There are several challenges in developing a peer-to-peer solution in CQ domain. First of all, the CQ domain is complex. A CQ is a long running entity, which requires processing and has a large state. At this point, balancing the workload equally over peers, safely storing and smoothly executing CQs become important issues to focus.
Some problems that need attention in this peer-to-peer approach to CQ system are:
Smart service partitioning
How the load is balanced among the peers?
Is a peerís contribution to the system configurable by the administrator of that peer?
Is the load balancing sensitive to the resource power and the desired contribution of the peer? In other words is it peer-aware?
What is the role of CQ subscriptions in peer load balancing?
Is the load balancing sensitive to the information coming from CQs? More concretely, does the assignment decision consider the specifics of the CQ at hand while determining the peer that will execute it? In other words is it CQ-aware?
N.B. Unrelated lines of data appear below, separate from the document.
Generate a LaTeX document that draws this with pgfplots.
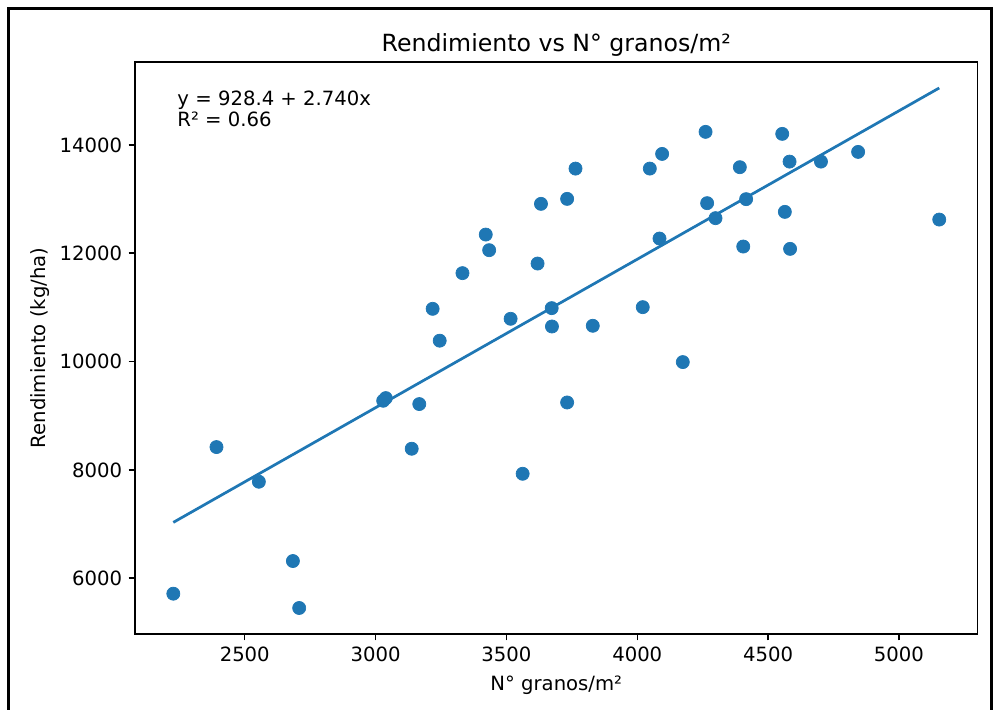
\documentclass[border=0pt]{standalone}
\usepackage{fontspec}
\setmainfont{DejaVu Sans}
\usepackage{pgfplots}
\pgfplotsset{compat=1.18}
\definecolor{tabblue}{HTML}{1F77B4}

\begin{document}
\begin{tikzpicture}
% 1 px of the reference = 0.55pt
\useasboundingbox (0,0) rectangle (546.7pt,390.5pt);
\draw[line width=1.65pt] (4.675pt,-2pt) -- (4.675pt,385.8pt) -- (545.3pt,385.8pt) -- (545.3pt,-2pt);
\begin{axis}[
  at={(74.25pt,41.8pt)}, anchor=south west,
  scale only axis, width=463.4pt, height=314.6pt,
  xmin=2080.6, xmax=5300.4, ymin=4970, ymax=15530,
  xtick={2500,3000,...,5000}, ytick={6000,8000,...,14000},
  scaled ticks=false,
  tick align=outside, tick pos=left, major tick length=3.5pt,
  tick style={line width=0.8pt, black},
  axis line style={line width=0.8pt},
  /pgf/number format/assume math mode=true,
  /pgf/number format/1000 sep={},
  /pgf/number format/fixed,
  ticklabel style={font=\fontsize{10.8}{13}\selectfont},
  xlabel={N° granos/m²}, ylabel={Rendimiento (kg/ha)},
  label style={font=\fontsize{10.8}{13}\selectfont},
  xlabel style={yshift=-1pt},
  ylabel style={yshift=-1.5pt},
  title={Rendimiento vs N° granos/m²},
  title style={font=\fontsize{13}{15.6}\selectfont, yshift=-6.5pt},
]
\addplot[only marks, mark=*, mark size=3.6pt, color=tabblue] coordinates {
  (2227,5714) (2392,8421) (2554,7781) (2684,6317) (2708,5450)
  (3029,9276) (3039,9325) (3138,8390) (3167,9215) (3218,10973)
  (3245,10385) (3332,11632) (3421,12344) (3434,12056) (3516,10789)
  (3562,7928) (3619,11809) (3632,12911) (3673,10986) (3674,10647)
  (3732,13003) (3732,9244) (3764,13562) (3830,10660) (4021,11004)
  (4048,13562) (4085,12271) (4095,13833) (4174,9990) (4261,14240)
  (4267,12924) (4299,12647) (4392,13588) (4405,12123) (4416,12998)
  (4554,14203) (4564,12763) (4582,13691) (4584,12080) (4702,13691)
  (4844,13870) (5154,12621)
};
\addplot[tabblue, line width=1.5pt] coordinates {(2227,7030.4) (5154,15050.4)};
\node[anchor=north west, inner sep=0pt, align=left, font=\fontsize{10.8}{11.6}\selectfont]
  at (rel axis cs:0.05,0.95) {y = 928.4 + 2.740x\\R² = 0.66};
\end{axis}
\end{tikzpicture}
\end{document}
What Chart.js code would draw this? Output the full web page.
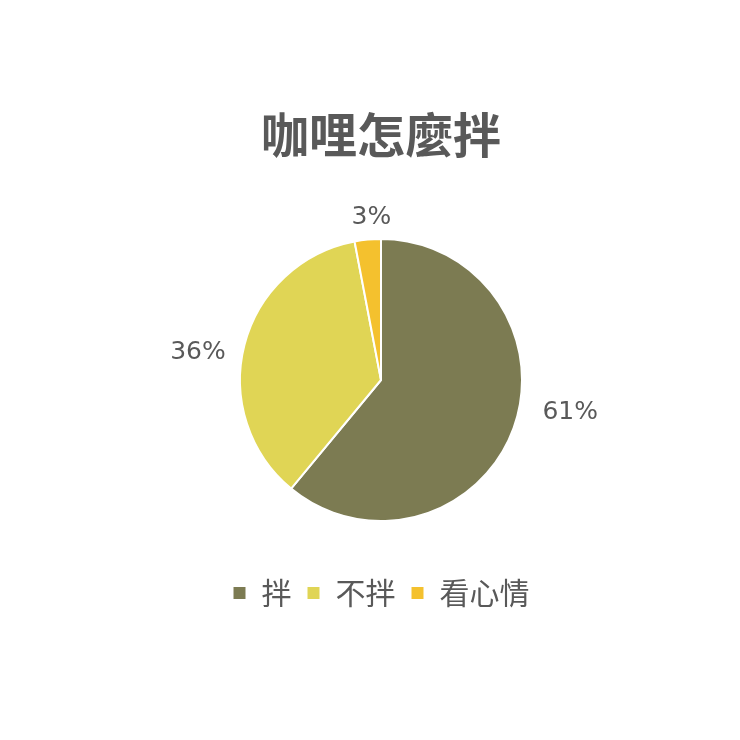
<!DOCTYPE html>
<html>
<head>
<meta charset="utf-8">
<script src="https://cdn.jsdelivr.net/npm/chart.js@4"></script>
<style>
  html, body { margin: 0; padding: 0; background: #ffffff; }
  #c { display: block; }
</style>
</head>
<body>
<canvas id="c" width="740" height="740"></canvas>
<script>
// 數據
const categories = ['拌', '不拌', '看心情'];
const shares = [61, 36, 3];
const sliceColors = ['#7c7b52', '#e0d555', '#f4c12e'];

const textColor = '#595959';
// 標籤位置微調（角度、距離）
const labelNudgeDeg = [-10, -6, 2];
const labelGap = [51, 44, 22];

// 外側百分比標籤
const outsideLabels = {
    id: 'outsideLabels',
    afterDatasetsDraw(chart) {
        const ctx = chart.ctx;
        const meta = chart.getDatasetMeta(0);
        ctx.save();
        ctx.font = '25px "DejaVu Sans"';
        ctx.fillStyle = textColor;
        ctx.textAlign = 'center';
        ctx.textBaseline = 'middle';
        meta.data.forEach((arc, i) => {
            const mid = (arc.startAngle + arc.endAngle) / 2 + labelNudgeDeg[i] * Math.PI / 180;
            const d = arc.outerRadius + labelGap[i];
            const x = arc.x + Math.cos(mid) * d;
            const y = arc.y + Math.sin(mid) * d;
            ctx.fillText(shares[i] + '%', x, y);
        });
        ctx.restore();
    }
};

new Chart(document.getElementById('c'), {
    type: 'pie',
    data: {
        labels: categories,
        datasets: [{
            data: shares,
            backgroundColor: sliceColors,
            borderColor: '#ffffff',
            borderWidth: 2,
            radius: 141
        }]
    },
    options: {
        responsive: false,
        animation: false,
        layout: { padding: { top: 0, left: 22, right: 0, bottom: 122 } },
        plugins: {
            title: {
                display: true,
                text: '咖哩怎麼拌',
                color: textColor,
                font: { family: '"Noto Sans CJK TC"', size: 48, weight: 'bold' },
                padding: { top: 106, bottom: 33.4 }
            },
            legend: {
                position: 'bottom',
                labels: {
                    color: textColor,
                    font: { family: '"Noto Sans CJK TC"', size: 30 },
                    boxWidth: 14,
                    boxHeight: 14,
                    padding: 15
                }
            },
            tooltip: { enabled: false }
        }
    },
    plugins: [outsideLabels]
});
</script>
</body>
</html>
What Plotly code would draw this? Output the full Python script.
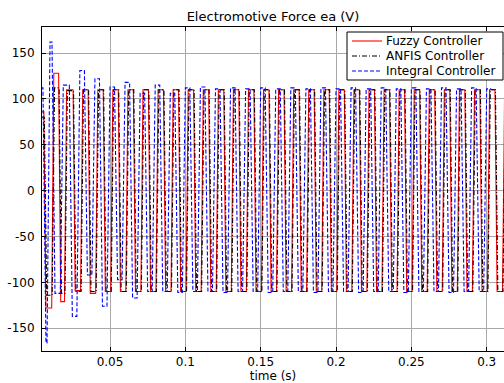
import plotly.graph_objects as go

# ---------------- data ----------------
# zero-crossing instants (s) of each half-cycle and the plateau value (V) reached in it
fuzzy_cross = [0.0030, 0.0068, 0.0120, 0.0166, 0.0205, 0.0262,
               0.0312, 0.0362, 0.0412, 0.0462, 0.0512, 0.0562, 0.0612, 0.0662, 0.0712, 0.0762,
               0.0812, 0.0862, 0.0912, 0.0962, 0.1012, 0.1062, 0.1112, 0.1162, 0.1212, 0.1262,
               0.1312, 0.1362, 0.1412, 0.1462, 0.1512, 0.1562, 0.1612, 0.1662, 0.1712, 0.1762,
               0.1812, 0.1862, 0.1912, 0.1962, 0.2012, 0.2062, 0.2112, 0.2162, 0.2212, 0.2262,
               0.2312, 0.2362, 0.2412, 0.2462, 0.2512, 0.2562, 0.2612, 0.2662, 0.2712, 0.2762,
               0.2812, 0.2862, 0.2912, 0.2962, 0.3012, 0.3062, 0.3112, 0.3162]
fuzzy_peak = [86, -128, 128, -121, 110, -109, 110, -112,
              110, -110, 110, -110, 110, -110, 110, -110, 110, -110,
              110, -110, 110, -110, 110, -110, 110, -110, 110, -110,
              110, -110, 110, -110, 110, -110, 110, -110, 110, -110,
              110, -110, 110, -110, 110, -110, 110, -110, 110, -110,
              110, -110, 110, -110, 110, -110, 110, -110, 110, -110,
              110, -110, 110, -110, 110]

anfis_lag = 0.0004  # ANFIS edges sit slightly to the right of the fuzzy ones
anfis_peak = [80, -114, 112, -112, 109, -110, 110, -110,
              110, -110, 110, -110, 110, -110, 110, -110, 110, -110,
              110, -110, 110, -110, 110, -110, 110, -110, 110, -110,
              110, -110, 110, -110, 110, -110, 110, -110, 110, -110,
              110, -110, 110, -110, 110, -110, 110, -110, 110, -110,
              110, -110, 110, -110, 110, -110, 110, -110, 110, -110,
              110, -110, 110, -110, 110]

integral_cross = [0.0030, 0.0065, 0.0092, 0.0125, 0.0180, 0.0240,
                  0.0290, 0.0340, 0.0390, 0.0440, 0.0490, 0.0540, 0.0590, 0.0640, 0.0690, 0.0740,
                  0.0790, 0.0840, 0.0890, 0.0940, 0.0990, 0.1040, 0.1090, 0.1140, 0.1190, 0.1240,
                  0.1290, 0.1340, 0.1390, 0.1440, 0.1490, 0.1540, 0.1590, 0.1640, 0.1690, 0.1740,
                  0.1790, 0.1840, 0.1890, 0.1940, 0.1990, 0.2040, 0.2090, 0.2140, 0.2190, 0.2240,
                  0.2290, 0.2340, 0.2390, 0.2440, 0.2490, 0.2540, 0.2590, 0.2640, 0.2690, 0.2740,
                  0.2790, 0.2840, 0.2890, 0.2940, 0.2990, 0.3040, 0.3090, 0.3140]
integral_peak = [112, -166, 162, -112, 115, -137, 131, -92, 122, -126, 113, -97,
                 118, -117, 106, -110, 115, -110, 106, -111, 112, -110,
                 113, -110, 111, -111, 112, -110, 111, -110, 112, -111,
                 111, -110, 112, -110, 111, -111, 112, -110, 111, -110,
                 112, -111, 111, -110, 112, -110, 111, -111, 112, -110,
                 111, -110, 112, -111, 111, -110, 112, -110, 111]

x_ticks = [0.05, 0.1, 0.15, 0.2, 0.25, 0.3]
x_ticktext = ["0.05", "0.1", "0.15", "0.2", "0.25", "0.3"]
y_ticks = [150, 100, 50, 0, -50, -100, -150]
y_ticktext = ["150", "100", "50", "0", "-50", "-100", "-150"]


def plateau_path(cross, peak, edge, lag=0.0):
    """Corner points of the plateau-shaped waveform (rendering only)."""
    t, v = [], []
    for k, p in enumerate(peak[:len(cross) - 1]):
        t += [cross[k] + lag + edge, cross[k + 1] + lag - edge]
        v += [p, p]
    return t, v


series = [
    ("Fuzzy Controller", fuzzy_cross, fuzzy_peak, 0.0007, 0.0, "#ff0000", "solid"),
    ("ANFIS Controller", fuzzy_cross, anfis_peak, 0.0008, anfis_lag, "#000000", "5px,2px,1px,2px"),
    ("Integral Controller", integral_cross, integral_peak, 0.0010, 0.0, "#0000ff", "4px,2px"),
]

FONT = "DejaVu Sans"
fig = go.Figure()
for name, cr, pk, edge, lag, color, dash in series:
    t, v = plateau_path(cr, pk, edge, lag)
    fig.add_trace(go.Scatter(x=t, y=v, mode="lines", name=name, showlegend=False,
                             line=dict(color=color, width=1.1, dash=dash)))

# MATLAB-style legend box (compact rows), drawn in paper coordinates
PL, PR, PT, PB = 42, 504, 27, 351


def px(xpix):
    return (xpix - PL) / (PR - PL)


def py(ypix):
    return (PB - ypix) / (PB - PT)


shapes = [dict(type="rect", xref="paper", yref="paper", x0=px(347), x1=px(503),
               y0=py(80), y1=py(32), fillcolor="white", line=dict(color="black", width=1),
               layer="above")]
annotations = []
for i, (name, cr, pk, edge, lag, color, dash) in enumerate(series):
    yy = py(41 + 15 * i)
    shapes.append(dict(type="line", xref="paper", yref="paper", x0=px(352), x1=px(382),
                       y0=yy, y1=yy, line=dict(color=color, width=1.1, dash=dash), layer="above"))
    annotations.append(dict(text=name, xref="paper", yref="paper", x=px(384), y=yy,
                            xanchor="left", yanchor="middle", showarrow=False,
                            font=dict(family=FONT, size=12, color="black")))

fig.update_layout(
    width=504, height=383,
    margin=dict(l=PL, r=0, t=PT, b=383 - PB),
    paper_bgcolor="white", plot_bgcolor="white",
    font=dict(family=FONT, size=12, color="black"),
    title=dict(text="Electromotive Force ea (V)", x=0.5, xref="paper", xanchor="center",
               y=1 - 16.5 / 383, yref="container", yanchor="middle",
               font=dict(family=FONT, size=13, color="black")),
    shapes=shapes, annotations=annotations,
    xaxis=dict(range=[0.00487, 0.31148], tickvals=x_ticks, ticktext=x_ticktext,
               ticks="inside", ticklen=4, tickcolor="black",
               showline=True, linecolor="black", linewidth=1, mirror="ticks",
               showgrid=True, gridcolor="#a8a8a8", gridwidth=1, zeroline=False,
               title=dict(text="time (s)", standoff=3, font=dict(family=FONT, size=12))),
    yaxis=dict(range=[-174.8, 178.4], tickvals=y_ticks, ticktext=y_ticktext,
               ticks="inside", ticklen=4, tickcolor="black",
               showline=True, linecolor="black", linewidth=1, mirror=False,
               showgrid=True, gridcolor="#a8a8a8", gridwidth=1, zeroline=False,
               ticklabelstandoff=4),
)

fig.write_html("out.html")
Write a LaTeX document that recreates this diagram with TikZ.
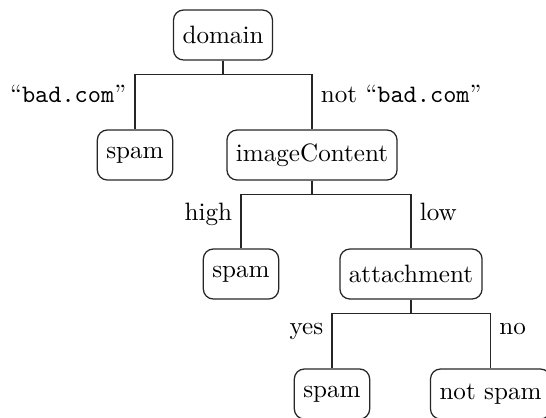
\documentclass[tikz,border=0pt]{standalone}
\usepackage{amsmath}
\usepackage{tikz}
\usetikzlibrary{shapes,shapes.misc}
\begin{document}
\begin{tikzpicture}
   \useasboundingbox (0,0) rectangle (7.644,-5.838);
   \tikzstyle{main}=[rectangle, rounded corners=4pt, draw=black!85, line width=0.5pt, minimum height=7mm, inner xsep=3.6pt]
   \tikzstyle{branch}=[draw=black!85, line width=0.5pt, to path={(\tikztostart.south) -- ++(0,-0.19) -| (\tikztotarget.north)}]
   \node[main] (domain) at (3.122,-0.49) {domain};
   \node[main] (spamA) at (1.89,-2.17) {spam};
   \node[main] (content) at (4.368,-2.17) {imageContent};
   \node[main] (spamB) at (3.374,-3.836) {spam};
   \node[main] (attach) at (5.754,-3.836) {attachment};
   \node[main] (spamC) at (4.648,-5.516) {spam};
   \node[main] (notspam) at (6.867,-5.516) {not spam};
   \foreach \from/\to in {domain/spamA,domain/content,content/spamB,content/attach,attach/spamC,attach/notspam} {
       \path (\from) edge[branch] (\to);
   }
   % branch labels
   \node[anchor=base east] (badA) at (1.89,-1.428) {``\texttt{bad.com}''};
   \node[anchor=base west] (badB) at (4.368,-1.428) {not ``\texttt{bad.com}''};
   \node[anchor=base east] (high) at (3.374,-3.08) {high};
   \node[anchor=base west] (low) at (5.754,-3.08) {low};
   \node[anchor=base east] (yes) at (4.648,-4.676) {yes};
   \node[anchor=base west] (no) at (6.867,-4.676) {no};
\end{tikzpicture}
\end{document}
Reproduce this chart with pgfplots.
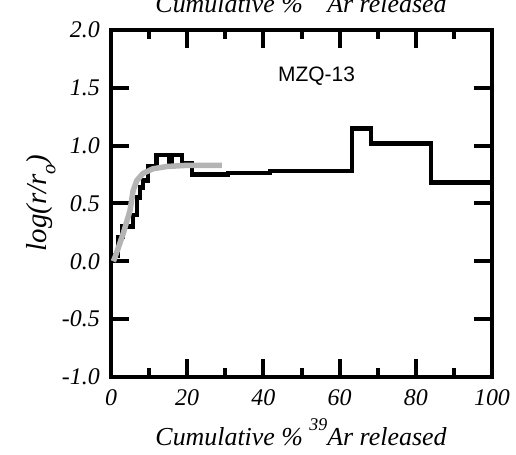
\documentclass[border=0pt]{standalone}
\usepackage{pgfplots}
\pgfplotsset{compat=1.18}
\usepackage{fontspec}
\setmainfont{Liberation Serif}
\newfontfamily\arial{Liberation Sans}
\definecolor{lgrey}{RGB}{180,180,180}
\newcommand\tl[1]{{\fontsize{24}{24}\selectfont\itshape #1}}
\begin{document}
\begin{tikzpicture}
\begin{axis}[
  at={(111bp,78bp)}, anchor=south west,
  scale only axis, width=381bp, height=347bp,
  xmin=0, xmax=100, ymin=-1, ymax=2,
  xtick={0,20,40,60,80,100},
  xticklabels={\tl{0},\tl{20},\tl{40},\tl{60},\tl{80},\tl{100}},
  minor x tick num=1,
  ytick={-1,-0.5,0,0.5,1,1.5,2},
  yticklabels={\tl{-1.0},\tl{-0.5},\tl{0.0},\tl{0.5},\tl{1.0},\tl{1.5},\tl{2.0}},
  tick align=inside, tick pos=both,
  major tick length=18bp, minor tick length=9bp,
  tick style={line width=4bp, black},
  axis line style={line width=4bp},
  xticklabel style={inner sep=0pt, anchor=north, yshift=-12bp},
  yticklabel style={inner sep=0pt, anchor=east, xshift=-11bp},
  clip=true,
]
\addplot[const plot, black, line width=4.5bp, line join=miter] coordinates {
(0.3,0.05) (1.8,0.21) (3.0,0.30) (5.8,0.40) (6.8,0.55) (7.6,0.64) (8.4,0.70)
(9.7,0.82) (12.0,0.92) (15.3,0.86) (16.0,0.92) (18.6,0.85) (21.2,0.75)
(30.7,0.765) (41.7,0.78) (63.3,1.15) (68.2,1.02) (84.0,0.68) (100,0.68)
};
\addplot[lgrey, line width=5.5bp, line join=round] coordinates {
(0.6,0.0) (1.0,0.03) (3.2,0.24) (5.0,0.44) (5.8,0.61) (6.8,0.70) (8.4,0.76)
(11.0,0.80) (14.7,0.82) (20.0,0.83) (29.1,0.83)
};
\end{axis}
\node[anchor=base west, inner sep=0pt, font=\arial\fontsize{21}{21}\selectfont] at (278bp,373bp) {MZQ-13};
\node[anchor=base, inner sep=0pt, font=\fontsize{26}{26}\selectfont\itshape] at (301bp,442bp)
  {Cumulative \% \raisebox{0.55em}{\fontsize{18}{18}\selectfont 39}Ar released};
\node[anchor=base, inner sep=0pt, font=\fontsize{26}{26}\selectfont\itshape] at (301bp,10bp)
  {Cumulative \% \raisebox{0.55em}{\fontsize{18}{18}\selectfont 39}Ar released};
\node[rotate=90, anchor=center, inner sep=0pt, font=\fontsize{29}{29}\selectfont\itshape] at (41bp,252bp)
  {log(r/r\raisebox{-0.3em}{\fontsize{20}{20}\selectfont o})};
\pgfresetboundingbox
\useasboundingbox (0,0) rectangle (516bp,455bp);
\end{tikzpicture}
\end{document}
When a peer enters the network, does it get some already active CQs to execute from other peers in order to balance the load? If so, how does this migration work?
When a peer leaves the network, which peers get the CQs that it was executing?
What will happen if the peer executing a CQ fails and how is this detected in the system?
Do failures have an affect on the correct execution of the CQs, since the CQs have a state while running and a simple start over method will not work all the time?
How trust-worthy are the peers?
How stable are the peers, are they entering and exiting the system so frequently that they are not helpful enough to execute CQs, since CQs are long running entities.
Is there a reason for users to stay connected to the PeerCQ system, in other words does the system favors the peers participating better?
Is there a protection mechanism against malicious peers that continuously post useless but resource consuming CQs.
Users behind firewalls might be restricted to access some information on the web. The target sources, that has to be monitored in order to execute a CQ might not be reachable to a peer assigned to that CQ. How PeerCQ system deals with those cases?